Farewell to Bill Viola, iconic video-art artist
Internationally acclaimed, he was born in New York 73 years ago. The Pontormesque The Greeting among his most celebrated video installations
3' min read
3' min read
An Italian-American, he was one of the most internationally acclaimed American artists and a true video-art icon: Bill Viola, as announced by his wife and collaborator, Kira Perov, died yesterday. "It is with great sadness that the Bill Viola Studio shares the news of the death of Bill Viola, one of the world's most important contemporary artists," it reads. "He passed away peacefully at home on 12 July at the age of 73. The cause of death was Alzheimer's disease'.
He was born in New York on 25 January 1951. A passionate devotee of electronic music, he had studied at Syracuse University, where he enrolled in 1969, and was a member of the group Composers Inside Electronics. In 1973, he graduated in Visual and performing art.

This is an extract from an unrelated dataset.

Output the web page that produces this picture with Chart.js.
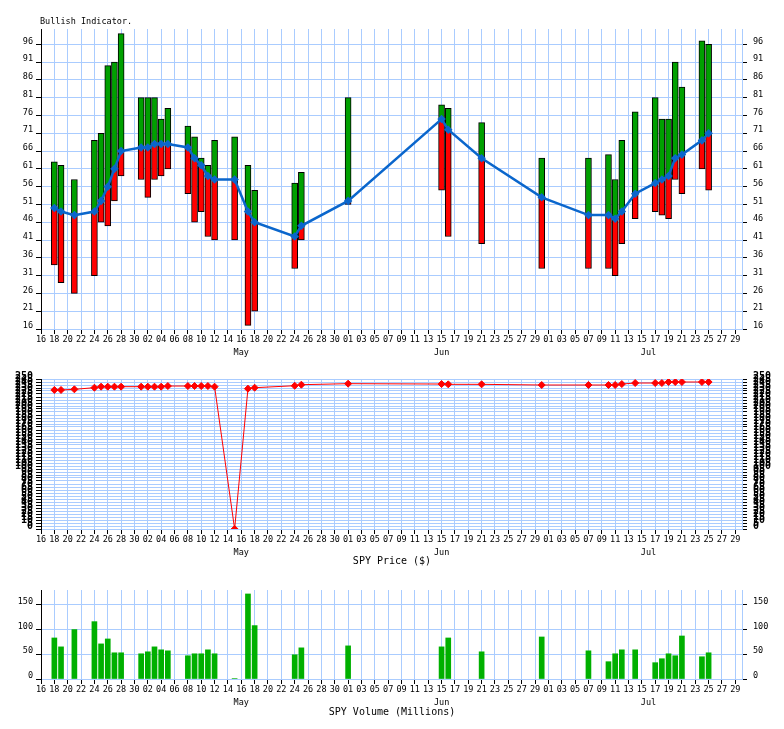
<!DOCTYPE html>
<html>
<head>
<meta charset="utf-8">
<script src="https://cdn.jsdelivr.net/npm/chart.js@4/dist/chart.umd.min.js"></script>
<style>
  html, body { margin: 0; padding: 0; background: #fff; }
  canvas { position: absolute; left: 0; }
</style>
</head>
<body>
<canvas id="bull-chart" width="784" height="365" style="top:0"></canvas>
<canvas id="price-chart" width="784" height="205" style="top:365px"></canvas>
<canvas id="volume-chart" width="784" height="159" style="top:570px"></canvas>
<script>
// trading days shown (month-day), axis runs Apr 16 .. Jul 30
const axisStart = '04-16';
const axisEnd = '07-30';
const dates = [
  '04-18', '04-19', '04-21', '04-24', '04-25', '04-26', '04-27', '04-28',
  '05-01', '05-02', '05-03', '05-04', '05-05', '05-08', '05-09', '05-10',
  '05-11', '05-12', '05-15', '05-17', '05-18', '05-24', '05-25', '06-01',
  '06-15', '06-16', '06-21', '06-30', '07-07', '07-10', '07-11', '07-12',
  '07-14', '07-17', '07-18', '07-19', '07-20', '07-21', '07-24', '07-25'
];
const bullHigh = [63, 62, 58, 69, 71, 90, 91, 99, 81, 81, 81, 75, 78, 73, 70, 64, 62, 69, 70, 62,
  55, 57, 60, 81, 79, 78, 74, 64, 64, 65, 58, 69, 77, 81, 75, 75, 91, 84, 97, 96];
const bullLow = [34, 29, 26, 31, 46, 45, 52, 59, 58, 53, 58, 59, 61, 54, 46, 49, 42, 41, 41, 17,
  21, 33, 41, 51, 55, 42, 40, 33, 33, 33, 31, 40, 47, 49, 48, 47, 58, 54, 61, 55];
const bullIndex = [50, 49, 48, 49, 52, 56, 61, 66, 67, 67, 68, 68, 68, 67, 64, 62, 59, 58, 58, 49,
  46, 42, 45, 52, 75, 72, 64, 53, 48, 48, 47, 49, 54, 57, 58, 59, 64, 65, 69, 71];
const spyPrice = [231.7, 231.7, 232.8, 235.5, 237.2, 237.2, 237.2, 237.2, 237.2, 237.2, 237.2, 237.2,
  238.3, 238.3, 238.3, 238.3, 238.3, 237.2, 0, 233.9, 235.5, 238.8, 240.5, 242.2, 241.6, 241.1,
  241.1, 240, 240, 240, 240, 241.6, 243.3, 243.3, 243.3, 245, 245, 245, 245, 245];
const spyVolume = [83, 65, 100, 116, 71, 81, 53, 53, 51, 55, 65, 59, 57, 47, 51, 51, 59, 51, 1, 172,
  108, 49, 63, 67, 65, 83, 55, 85, 57, 35, 51, 59, 59, 33, 41, 51, 47, 87, 45, 53];

const bullTicks = [16, 21, 26, 31, 36, 41, 46, 51, 56, 61, 66, 71, 76, 81, 86, 91, 96];
const volumeTicks = [0, 50, 100, 150];
const monthNames = ['May', 'Jun', 'Jul'];
const monthMidDates = ['05-16', '06-15', '07-16'];

const gridBlue = '#aaccff';
const monoFont = 'DejaVu Sans Mono';

Chart.defaults.font.family = monoFont;
Chart.defaults.font.size = 8.5;
Chart.defaults.color = '#000';

function toTime(md) {
  const [m, d] = md.split('-').map(Number);
  return Date.UTC(2018, m - 1, d);
}

function dayOf(md) {
  return (toTime(md) - toTime(axisStart)) / 86400000;
}

function dayLabel(v) {
  const d = new Date(toTime(axisStart) + v * 86400000).getUTCDate();
  return String(d).padStart(2, '0');
}

const lastDay = dayOf(axisEnd);
const dayTicks = [];
for (let v = 0; v < lastDay; v += 2) dayTicks.push(v);

// titles and month names, placed through the x scale
const captionPlugin = {
  id: 'caption',
  afterDraw(chart, args, opts) {
    const ctx = chart.ctx;
    const xScale = chart.scales.x;
    ctx.save();
    ctx.fillStyle = '#000';
    ctx.textBaseline = 'middle';
    ctx.textAlign = 'center';
    ctx.font = `8.5px ${monoFont}`;
    monthNames.forEach((name, i) => {
      ctx.fillText(name, xScale.getPixelForValue(dayOf(monthMidDates[i])), opts.monthY);
    });
    ctx.font = opts.font;
    ctx.textAlign = opts.align;
    ctx.fillText(opts.text, opts.x, opts.y);
    ctx.restore();
  }
};

function xAxis() {
  return {
    type: 'linear',
    position: 'bottom',
    min: 0,
    max: lastDay,
    offset: false,
    afterBuildTicks: (s) => { s.ticks = dayTicks.map((v) => ({ value: v })); },
    afterFit: (s) => { s.height = 30; },
    ticks: { autoSkip: false, maxRotation: 0, padding: 1, callback: (v) => dayLabel(v) },
    grid: {
      offset: false,
      color: (c) => (c.tick && c.tick.value === 0 ? 'rgba(0,0,0,0)' : gridBlue),
      tickColor: '#000',
      tickLength: 5
    },
    border: { color: gridBlue }
  };
}

function yAxes(min, max, tickList, step, font) {
  const build = tickList ? (s) => { s.ticks = tickList.map((v) => ({ value: v })); } : undefined;
  const ticks = { autoSkip: false, labelOffset: -3, font };
  if (step) ticks.stepSize = step;
  return {
    y: {
      position: 'left',
      min, max,
      afterBuildTicks: build,
      afterFit: (s) => { s.width = 41; },
      ticks: { ...ticks, padding: 3 },
      grid: { color: gridBlue, tickColor: '#000', tickLength: 5 },
      border: { color: '#000' }
    },
    yRight: {
      position: 'right',
      min, max,
      afterBuildTicks: build,
      afterFit: (s) => { s.width = 42; },
      ticks: { ...ticks, padding: 6 },
      grid: { drawOnChartArea: false, tickColor: '#000', tickLength: 5 },
      border: { color: gridBlue }
    }
  };
}

const commonPlugins = { legend: { display: false }, tooltip: { enabled: false } };
const points = (values) => dates.map((d, i) => ({ x: dayOf(d), y: values[i] }));

new Chart(document.getElementById('bull-chart'), {
  type: 'bar',
  data: {
    datasets: [
      {
        type: 'line',
        data: points(bullIndex),
        borderColor: '#0a66cc',
        backgroundColor: '#0a66cc',
        borderWidth: 2.5,
        pointStyle: 'rectRot',
        pointRadius: 2.5,
        tension: 0,
        order: 0
      },
      {
        data: dates.map((d, i) => ({ x: dayOf(d), y: [bullIndex[i], bullHigh[i]] })),
        backgroundColor: '#00a000',
        borderColor: '#000',
        borderWidth: 1,
        borderSkipped: false,
        barThickness: 6,
        grouped: false,
        order: 2
      },
      {
        data: dates.map((d, i) => ({ x: dayOf(d), y: [bullLow[i], bullIndex[i]] })),
        backgroundColor: '#ff0000',
        borderColor: '#000',
        borderWidth: 1,
        borderSkipped: false,
        barThickness: 6,
        grouped: false,
        order: 1
      }
    ]
  },
  options: {
    responsive: false,
    animation: false,
    devicePixelRatio: 1,
    layout: { padding: { top: 29, bottom: 6, left: 0, right: 0 } },
    scales: { x: xAxis(), ...yAxes(16, 100.3, bullTicks) },
    plugins: {
      ...commonPlugins,
      caption: { text: 'Bullish Indicator.', x: 40, y: 22, align: 'left', font: `8.5px ${monoFont}`, monthY: 353 }
    }
  },
  plugins: [captionPlugin]
});

new Chart(document.getElementById('price-chart'), {
  type: 'line',
  data: {
    datasets: [{
      data: points(spyPrice),
      borderColor: '#ff0000',
      backgroundColor: '#ff0000',
      borderWidth: 1,
      pointStyle: 'rectRot',
      pointRadius: 3.5,
      tension: 0
    }]
  },
  options: {
    responsive: false,
    animation: false,
    devicePixelRatio: 1,
    layout: { padding: { top: 14, bottom: 11, left: 0, right: 0 } },
    scales: { x: xAxis(), ...yAxes(0, 250, null, 5, { size: 10, weight: 'bold' }) },
    plugins: {
      ...commonPlugins,
      caption: { text: 'SPY Price ($)', x: 392, y: 196, align: 'center', font: `10px ${monoFont}`, monthY: 188 }
    }
  },
  plugins: [captionPlugin]
});

new Chart(document.getElementById('volume-chart'), {
  type: 'bar',
  data: {
    datasets: [{
      data: points(spyVolume),
      backgroundColor: '#00b000',
      barThickness: 5
    }]
  },
  options: {
    responsive: false,
    animation: false,
    devicePixelRatio: 1,
    layout: { padding: { top: 20, bottom: 20, left: 0, right: 0 } },
    scales: { x: xAxis(), ...yAxes(0, 180, volumeTicks) },
    plugins: {
      ...commonPlugins,
      caption: { text: 'SPY Volume (Millions)', x: 392, y: 142, align: 'center', font: `10px ${monoFont}`, monthY: 133 }
    }
  },
  plugins: [captionPlugin]
});
</script>
</body>
</html>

After the exhibitions at the MoMa had granted the new photography great space and international resonance, it was the practice of video installation that increasingly contended for space with painting and sculpture, and Bill Viola was from the outset, and for over half a century, one of the greatest experimenters with the expressive limits and aesthetic opportunities of this art form.
The Greeting
Passionate about Italian art and Florence, where he had stayed for a long time since 1974 (in 1975 his video installation Il Vapore), his artistic reflection focused in particular on artists such as Michelangelo and Pontormo (it is impossible not to mention in this regard his video installation The Greeting, presented for the first time by the artist at the 1995 Venice Biennial, and which has as its reference the Pontormesque Visitation, preserved in the Pieve di San Michele Arcangelo in Carmignano).
Just a year ago, the Palazzo Reale in Milan dedicated a splendid exhibition to him, with the focus on perception and thus the boundary between illusion and reality, the transition between life and death, which have always been at the heart of the artistic reflection of this artist who had approached the study of Zen Buddhism since the 1980s, and who considered death precisely as 'a transition'.